Statement by H.E. Mr Peter Thomson, President of the 71st session of the General Assembly, at Photo Exhibition in Observance of the International Day for Preventing the Exploitation of the Environment in War and Armed Conflict: ‘Environmental Impact of the Destruction and torching of the Kuwaiti oil wells during the Gulf War’
31 October 2016
Ladies and Gentlemen,
It is an honour to be here to commemorate the ‘International Day for Preventing the Exploitation of the Environment in War and Armed Conflict’.
I would like to thank Ambassador Al Otaibi of Kuwait for presenting this deeply moving photographic exhibition, and for inviting me to deliver a few remarks this evening.

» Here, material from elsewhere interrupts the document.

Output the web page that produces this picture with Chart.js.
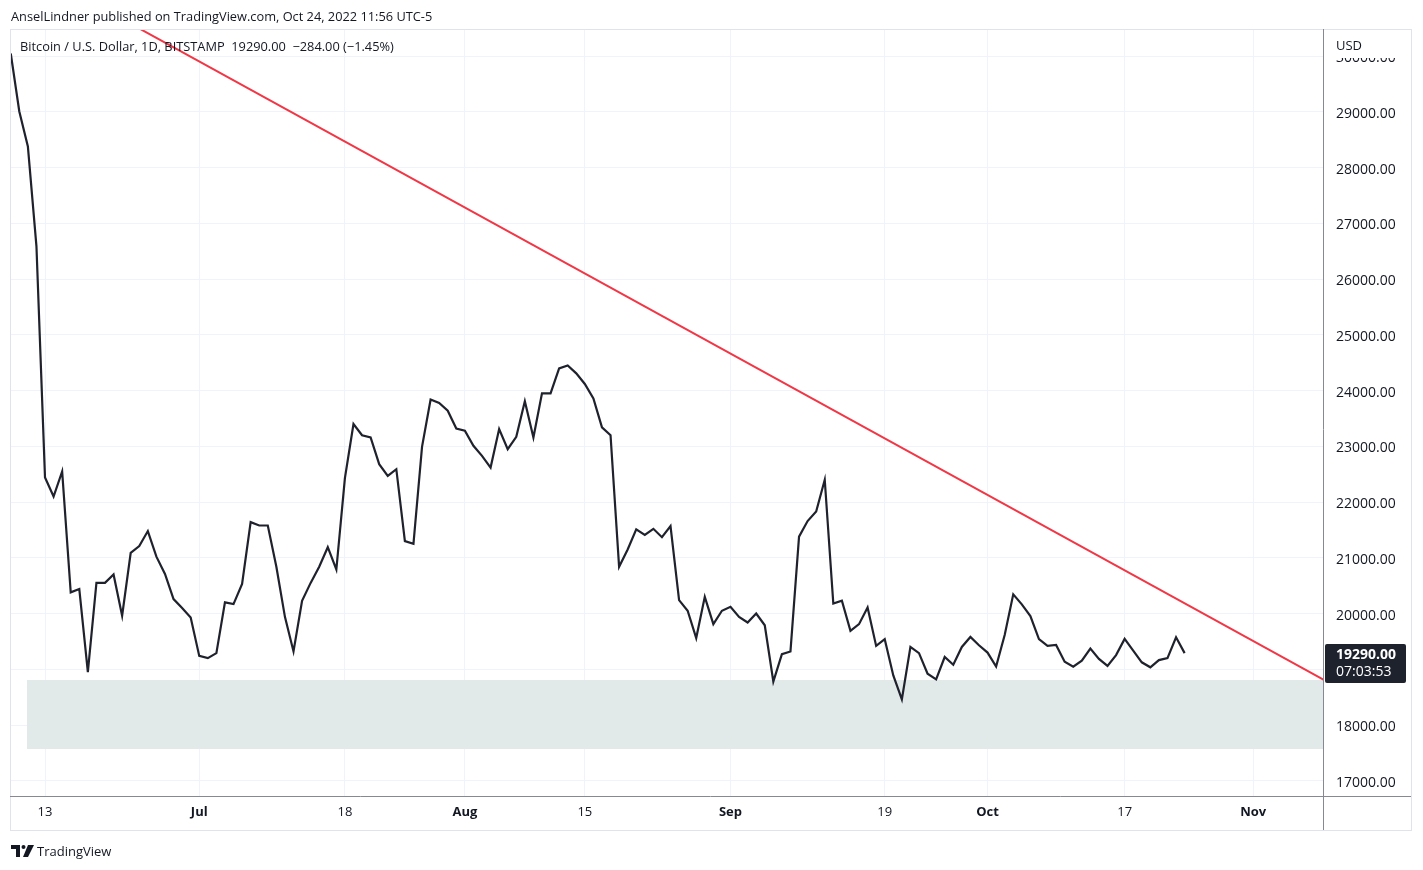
<!DOCTYPE html>
<html>
<head>
<meta charset="utf-8">
<script src="https://cdn.jsdelivr.net/npm/chart.js@4.4.1/dist/chart.umd.min.js"></script>
<style>
  html, body { margin: 0; padding: 0; background: #ffffff; }
  body { width: 1423px; height: 870px; position: relative; overflow: hidden; font-family: 'Open Sans', sans-serif; color: #131722; }
  #c { position: absolute; left: 0; top: 0; }
  .t { position: absolute; white-space: pre; line-height: 1; }
</style>
</head>
<body>
<canvas id="c" width="1423" height="870"></canvas>
<div class="t" style="left:11px; top:10px; font-size:12.8px;">AnselLindner published on TradingView.com, Oct 24, 2022 11:56 UTC-5</div>
<div class="t" style="left:20px; top:40px; font-size:12.8px;">Bitcoin / U.S. Dollar, 1D, BITSTAMP  19290.00  −284.00 (−1.45%)</div>
<div class="t" style="left:1336px; top:39px; font-size:13px;">USD</div>
<svg style="position:absolute; left:11px; top:845px;" width="24" height="13" viewBox="0 0 24 13">
  <path d="M0 0 H9 V12 H5 V4 H0 Z" fill="#131722"/>
  <circle cx="12.5" cy="2" r="2" fill="#131722"/>
  <path d="M17 0 H23 L17 12 H12 Z" fill="#131722"/>
</svg>
<div class="t" style="left:37px; top:845px; font-size:13px;">TradingView</div>
<script>
// ---------------- data ----------------
const originDate = '2022-06-13';          // day 0 of the time axis
const firstCloseDate = '2022-06-09';      // date of first close below
const closes = [
  // Jun 9 - Jun 30
  30050, 29010, 28380, 26590, 22440, 22100, 22550, 20380, 20440, 18950, 20550,
  20550, 20700, 19960, 21090, 21210, 21480, 21020, 20710, 20260, 20100, 19930,
  // Jul 1 - Jul 31
  19240, 19200, 19290, 20200, 20170, 20530, 21640, 21580, 21580, 20840, 19940,
  19320, 20230, 20550, 20840, 21190, 20790, 22430, 23400, 23200, 23160, 22680,
  22470, 22590, 21300, 21250, 22990, 23840, 23780, 23640, 23320,
  // Aug 1 - Aug 31
  23280, 23010, 22830, 22620, 23310, 22950, 23170, 23810, 23160, 23950, 23950,
  24400, 24450, 24310, 24120, 23860, 23340, 23200, 20840, 21150, 21510, 21410,
  21520, 21370, 21570, 20240, 20050, 19560, 20300, 19810, 20050,
  // Sep 1 - Sep 30
  20120, 19940, 19840, 20000, 19790, 18780, 19270, 19320, 21380, 21660, 21830,
  22400, 20180, 20230, 19690, 19810, 20110, 19420, 19540, 18890, 18460, 19400,
  19290, 18920, 18820, 19220, 19080, 19400, 19580, 19430,
  // Oct 1 - Oct 24
  19300, 19050, 19615, 20345, 20165, 19955, 19540, 19420, 19435, 19135, 19045,
  19155, 19370, 19185, 19060, 19255, 19545, 19335, 19125, 19035, 19165, 19200,
  19575, 19290
];
const lastPrice = 19290.00;
const countdown = '07:03:53';

// time-axis tick labels
const tickDates  = ['2022-06-13','2022-07-01','2022-07-18','2022-08-01','2022-08-15',
                    '2022-09-01','2022-09-19','2022-10-01','2022-10-17','2022-11-01'];
const tickLabels = ['13','Jul','18','Aug','15','Sep','19','Oct','17','Nov'];
const monthTick  = [false,true,false,true,false,true,false,true,false,true];

// price-axis ticks
const priceTicks = [17000, 18000, 19000, 20000, 21000, 22000, 23000, 24000,
                    25000, 26000, 27000, 28000, 29000, 30000];

// drawn trend line (two anchors, in days / USD)
const trendDays   = [10, 149.2];
const trendPrices = [30583, 18812];

// support zone (days / USD)
const zoneDays   = [-2.1, 149.2];
const zoneTop    = 18807;
const zoneBottom = 17569;

// visible ranges
const xRange = [-3.97, 149.15];
const yRange = [16726, 30471];

// ---------------- helpers ----------------
const DAY = 86400000;
const dayOf = s => Math.round((Date.parse(s + 'T00:00:00Z') - Date.parse(originDate + 'T00:00:00Z')) / DAY);
const firstDay = dayOf(firstCloseDate);
const priceData = closes.map((v, i) => ({ x: firstDay + i, y: v }));
const tickDays = tickDates.map(dayOf);

const framePlugin = {
  id: 'frame',
  afterDraw(chart) {
    const ctx = chart.ctx, ca = chart.chartArea, ys = chart.scales.y;
    ctx.save();
    // clip the top price label under the currency caption
    ctx.fillStyle = '#ffffff';
    ctx.fillRect(ca.right + 1, ca.top, 87, 28);
    // outer frame
    ctx.strokeStyle = '#e0e3eb';
    ctx.lineWidth = 1;
    ctx.strokeRect(10.5, 29.5, 1401, 801);
    // axis lines
    ctx.strokeStyle = '#868993';
    ctx.beginPath();
    ctx.moveTo(ca.right + 0.5, ca.top - 1);
    ctx.lineTo(ca.right + 0.5, 830);
    ctx.moveTo(ca.left - 1, ca.bottom + 0.5);
    ctx.lineTo(1411, ca.bottom + 0.5);
    ctx.stroke();
    // last-price label
    const py = ys.getPixelForValue(lastPrice);
    const bx = ca.right + 2, by = Math.round(py) - 9, bw = 81, bh = 39;
    ctx.fillStyle = '#1e222d';
    ctx.beginPath();
    ctx.roundRect(bx, by, bw, bh, 2);
    ctx.fill();
    ctx.fillStyle = '#ffffff';
    ctx.textBaseline = 'middle';
    ctx.textAlign = 'left';
    ctx.font = 'bold 14px "Open Sans"';
    ctx.fillText(lastPrice.toFixed(2), bx + 11, by + 11);
    ctx.font = '14px "Open Sans"';
    ctx.fillText(countdown, bx + 11, by + 28);
    ctx.restore();
  }
};

new Chart(document.getElementById('c'), {
  type: 'line',
  data: {
    datasets: [
      {
        label: 'BTCUSD',
        data: priceData,
        borderColor: '#1f222d',
        borderWidth: 2.2,
        pointRadius: 0,
        tension: 0,
        fill: false,
        order: 0
      },
      {
        label: 'trend',
        data: trendDays.map((d, i) => ({ x: d, y: trendPrices[i] })),
        borderColor: '#f23645',
        borderWidth: 2,
        pointRadius: 0,
        fill: false,
        order: 1
      },
      {
        label: 'zoneTop',
        data: zoneDays.map(d => ({ x: d, y: zoneTop })),
        borderWidth: 0,
        borderColor: 'rgba(0,0,0,0)',
        backgroundColor: '#e1eae8',
        pointRadius: 0,
        fill: '+1',
        order: 5
      },
      {
        label: 'zoneBottom',
        data: zoneDays.map(d => ({ x: d, y: zoneBottom })),
        borderWidth: 0,
        borderColor: 'rgba(0,0,0,0)',
        pointRadius: 0,
        fill: false,
        order: 6
      }
    ]
  },
  options: {
    responsive: false,
    animation: false,
    devicePixelRatio: 1,
    layout: { padding: { left: 11, top: 30, right: 11, bottom: 40 } },
    plugins: { legend: { display: false }, tooltip: { enabled: false } },
    scales: {
      x: {
        type: 'linear',
        min: xRange[0],
        max: xRange[1],
        afterBuildTicks: s => { s.ticks = tickDays.map(v => ({ value: v })); },
        afterFit: s => { s.height = 34; },
        grid: { color: '#f0f3fa', drawTicks: false },
        border: { display: false },
        ticks: {
          autoSkip: false,
          maxRotation: 0,
          padding: 8,
          color: '#131722',
          font: ctx => ({ family: 'Open Sans', size: 13, weight: monthTick[ctx.index] ? 'bold' : 'normal' }),
          callback: (v, i) => tickLabels[i]
        }
      },
      y: {
        position: 'right',
        min: yRange[0],
        max: yRange[1],
        afterBuildTicks: s => { s.ticks = priceTicks.map(v => ({ value: v })); },
        afterFit: s => { s.width = 89; },
        grid: { color: '#f0f3fa', drawTicks: false },
        border: { display: false },
        ticks: {
          autoSkip: false,
          padding: 13,
          labelOffset: 2,
          color: '#131722',
          font: { family: 'Open Sans', size: 14 },
          callback: v => Number(v).toFixed(2)
        }
      }
    }
  },
  plugins: [framePlugin]
});
</script>
</body>
</html>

The photographs around us are an horrific reminder of the scale and breadth of the destruction caused by armed conflict – which extends well beyond the immediate human suffering, to include long-term damage to the environment, climate, life on land, and to life beneath the water.
Whether it’s through weapons usage, fire, destruction of infrastructure, movement of military vehicles, or pollution, the impact of war on the environment can be devastating, extend well beyond the conflict zone, and often irreparable.
The generational impacts of the damage – to human health, access to natural resources, livelihoods, and the prospects for sustainable peace – are difficult to measure.
The 2001 decision by the General Assembly to declare 6 November the “International Day for Preventing the Exploitation of the Environment in War and Armed Conflict” was an important milestone in our efforts to promote awareness of the importance of protecting the environment in situations of armed conflict.
But 15 years later, it is clear that the environment continues to be a silent victim of modern warfare, and that more work needs to be done.
The International Law Commission’s work to draft principles to enhance the protection of the environment during armed conflict, are a welcome step.
Implementation of the 2030 Agenda for Sustainable Development, and the Paris Agreement which will enter into force this Friday, provide further opportunities to consider ways to prevent and mitigate damage to the environment in armed conflict.
And finally initiatives like this exhibition – that remind the world of the searing impacts of the environmental devastation of war – are essential.
So let us mark this year’s International Day for Preventing the Exploitation of the Environment in War and Armed Conflict by undertaking not to let times of war obscure our broader responsibilities to our planet, people and future generations.